Items listed in a dataset:
☆ ☆ ☆

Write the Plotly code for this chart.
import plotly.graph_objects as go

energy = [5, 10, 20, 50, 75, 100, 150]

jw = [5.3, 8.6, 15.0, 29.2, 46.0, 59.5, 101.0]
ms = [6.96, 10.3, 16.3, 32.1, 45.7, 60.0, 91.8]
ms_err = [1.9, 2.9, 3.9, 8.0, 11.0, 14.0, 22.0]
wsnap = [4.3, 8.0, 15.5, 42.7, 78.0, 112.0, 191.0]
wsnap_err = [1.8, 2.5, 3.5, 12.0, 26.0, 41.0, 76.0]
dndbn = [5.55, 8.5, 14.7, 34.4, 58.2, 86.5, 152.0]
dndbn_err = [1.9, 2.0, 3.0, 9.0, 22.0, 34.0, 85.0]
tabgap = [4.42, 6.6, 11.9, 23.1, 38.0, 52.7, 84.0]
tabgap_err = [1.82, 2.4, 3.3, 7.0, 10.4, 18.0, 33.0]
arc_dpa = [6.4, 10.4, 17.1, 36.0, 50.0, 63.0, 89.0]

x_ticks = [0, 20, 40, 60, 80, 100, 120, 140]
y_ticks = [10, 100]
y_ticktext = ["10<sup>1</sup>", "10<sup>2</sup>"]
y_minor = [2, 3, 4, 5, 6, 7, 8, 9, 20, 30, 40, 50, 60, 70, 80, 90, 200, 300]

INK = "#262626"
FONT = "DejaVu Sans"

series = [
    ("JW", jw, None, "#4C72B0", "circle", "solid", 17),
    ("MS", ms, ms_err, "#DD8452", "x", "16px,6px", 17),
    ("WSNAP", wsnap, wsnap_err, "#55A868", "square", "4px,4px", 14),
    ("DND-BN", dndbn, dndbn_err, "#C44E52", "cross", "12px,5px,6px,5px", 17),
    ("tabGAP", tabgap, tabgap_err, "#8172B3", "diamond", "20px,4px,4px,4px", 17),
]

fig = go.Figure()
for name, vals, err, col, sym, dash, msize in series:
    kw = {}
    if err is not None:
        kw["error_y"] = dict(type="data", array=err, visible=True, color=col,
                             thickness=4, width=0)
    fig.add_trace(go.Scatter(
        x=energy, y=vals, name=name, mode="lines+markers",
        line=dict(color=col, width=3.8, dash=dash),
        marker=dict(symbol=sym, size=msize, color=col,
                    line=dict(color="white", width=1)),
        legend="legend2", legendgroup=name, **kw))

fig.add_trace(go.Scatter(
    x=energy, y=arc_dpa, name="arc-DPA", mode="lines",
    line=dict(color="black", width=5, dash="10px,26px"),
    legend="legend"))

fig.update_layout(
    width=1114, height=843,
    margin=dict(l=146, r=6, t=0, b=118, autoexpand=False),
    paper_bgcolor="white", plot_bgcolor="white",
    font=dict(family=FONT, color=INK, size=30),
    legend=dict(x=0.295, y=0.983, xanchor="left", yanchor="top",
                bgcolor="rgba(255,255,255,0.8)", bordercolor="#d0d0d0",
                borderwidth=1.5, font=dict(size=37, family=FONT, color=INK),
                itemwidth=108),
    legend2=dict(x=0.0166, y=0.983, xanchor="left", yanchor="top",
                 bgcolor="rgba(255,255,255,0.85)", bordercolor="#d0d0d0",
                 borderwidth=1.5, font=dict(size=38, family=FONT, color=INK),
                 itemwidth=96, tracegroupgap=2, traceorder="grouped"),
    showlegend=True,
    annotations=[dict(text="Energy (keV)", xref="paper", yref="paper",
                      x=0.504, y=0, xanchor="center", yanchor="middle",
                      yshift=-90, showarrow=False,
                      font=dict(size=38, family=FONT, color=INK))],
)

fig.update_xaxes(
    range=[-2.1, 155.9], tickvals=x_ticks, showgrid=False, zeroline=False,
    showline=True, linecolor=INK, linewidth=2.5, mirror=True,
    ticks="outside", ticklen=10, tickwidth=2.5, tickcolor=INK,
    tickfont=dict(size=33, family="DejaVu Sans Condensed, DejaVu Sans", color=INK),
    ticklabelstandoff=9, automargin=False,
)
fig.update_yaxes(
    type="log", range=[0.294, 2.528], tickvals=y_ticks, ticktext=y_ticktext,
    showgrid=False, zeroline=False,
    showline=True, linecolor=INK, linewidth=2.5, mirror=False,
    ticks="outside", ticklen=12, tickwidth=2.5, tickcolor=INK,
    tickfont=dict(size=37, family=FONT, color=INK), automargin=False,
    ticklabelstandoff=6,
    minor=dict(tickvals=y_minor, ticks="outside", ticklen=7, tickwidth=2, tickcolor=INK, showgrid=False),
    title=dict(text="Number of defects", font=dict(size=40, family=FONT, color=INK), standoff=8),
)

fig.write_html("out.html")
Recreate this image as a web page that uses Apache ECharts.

☆ ☆ ☆

What is expected. Return all the data above once more, precisely as given.

Final result.
Write the Plotly code for this chart.
import plotly.graph_objects as go

energy = [5, 10, 20, 50, 75, 100, 150]

jw = [5.3, 8.6, 15.0, 29.2, 46.0, 59.5, 101.0]
ms = [6.96, 10.3, 16.3, 32.1, 45.7, 60.0, 91.8]
ms_err = [1.9, 2.9, 3.9, 8.0, 11.0, 14.0, 22.0]
wsnap = [4.3, 8.0, 15.5, 42.7, 78.0, 112.0, 191.0]
wsnap_err = [1.8, 2.5, 3.5, 12.0, 26.0, 41.0, 76.0]
dndbn = [5.55, 8.5, 14.7, 34.4, 58.2, 86.5, 152.0]
dndbn_err = [1.9, 2.0, 3.0, 9.0, 22.0, 34.0, 85.0]
tabgap = [4.42, 6.6, 11.9, 23.1, 38.0, 52.7, 84.0]
tabgap_err = [1.82, 2.4, 3.3, 7.0, 10.4, 18.0, 33.0]
arc_dpa = [6.4, 10.4, 17.1, 36.0, 50.0, 63.0, 89.0]

x_ticks = [0, 20, 40, 60, 80, 100, 120, 140]
y_ticks = [10, 100]
y_ticktext = ["10<sup>1</sup>", "10<sup>2</sup>"]
y_minor = [2, 3, 4, 5, 6, 7, 8, 9, 20, 30, 40, 50, 60, 70, 80, 90, 200, 300]

INK = "#262626"
FONT = "DejaVu Sans"

series = [
    ("JW", jw, None, "#4C72B0", "circle", "solid", 17),
    ("MS", ms, ms_err, "#DD8452", "x", "16px,6px", 17),
    ("WSNAP", wsnap, wsnap_err, "#55A868", "square", "4px,4px", 14),
    ("DND-BN", dndbn, dndbn_err, "#C44E52", "cross", "12px,5px,6px,5px", 17),
    ("tabGAP", tabgap, tabgap_err, "#8172B3", "diamond", "20px,4px,4px,4px", 17),
]

fig = go.Figure()
for name, vals, err, col, sym, dash, msize in series:
    kw = {}
    if err is not None:
        kw["error_y"] = dict(type="data", array=err, visible=True, color=col,
                             thickness=4, width=0)
    fig.add_trace(go.Scatter(
        x=energy, y=vals, name=name, mode="lines+markers",
        line=dict(color=col, width=3.8, dash=dash),
        marker=dict(symbol=sym, size=msize, color=col,
                    line=dict(color="white", width=1)),
        legend="legend2", legendgroup=name, **kw))

fig.add_trace(go.Scatter(
    x=energy, y=arc_dpa, name="arc-DPA", mode="lines",
    line=dict(color="black", width=5, dash="10px,26px"),
    legend="legend"))

fig.update_layout(
    width=1114, height=843,
    margin=dict(l=146, r=6, t=0, b=118, autoexpand=False),
    paper_bgcolor="white", plot_bgcolor="white",
    font=dict(family=FONT, color=INK, size=30),
    legend=dict(x=0.295, y=0.983, xanchor="left", yanchor="top",
                bgcolor="rgba(255,255,255,0.8)", bordercolor="#d0d0d0",
                borderwidth=1.5, font=dict(size=37, family=FONT, color=INK),
                itemwidth=108),
    legend2=dict(x=0.0166, y=0.983, xanchor="left", yanchor="top",
                 bgcolor="rgba(255,255,255,0.85)", bordercolor="#d0d0d0",
                 borderwidth=1.5, font=dict(size=38, family=FONT, color=INK),
                 itemwidth=96, tracegroupgap=2, traceorder="grouped"),
    showlegend=True,
    annotations=[dict(text="Energy (keV)", xref="paper", yref="paper",
                      x=0.504, y=0, xanchor="center", yanchor="middle",
                      yshift=-90, showarrow=False,
                      font=dict(size=38, family=FONT, color=INK))],
)

fig.update_xaxes(
    range=[-2.1, 155.9], tickvals=x_ticks, showgrid=False, zeroline=False,
    showline=True, linecolor=INK, linewidth=2.5, mirror=True,
    ticks="outside", ticklen=10, tickwidth=2.5, tickcolor=INK,
    tickfont=dict(size=33, family="DejaVu Sans Condensed, DejaVu Sans", color=INK),
    ticklabelstandoff=9, automargin=False,
)
fig.update_yaxes(
    type="log", range=[0.294, 2.528], tickvals=y_ticks, ticktext=y_ticktext,
    showgrid=False, zeroline=False,
    showline=True, linecolor=INK, linewidth=2.5, mirror=False,
    ticks="outside", ticklen=12, tickwidth=2.5, tickcolor=INK,
    tickfont=dict(size=37, family=FONT, color=INK), automargin=False,
    ticklabelstandoff=6,
    minor=dict(tickvals=y_minor, ticks="outside", ticklen=7, tickwidth=2, tickcolor=INK, showgrid=False),
    title=dict(text="Number of defects", font=dict(size=40, family=FONT, color=INK), standoff=8),
)

fig.write_html("out.html")
Recreate this image as a web page that uses Apache ECharts.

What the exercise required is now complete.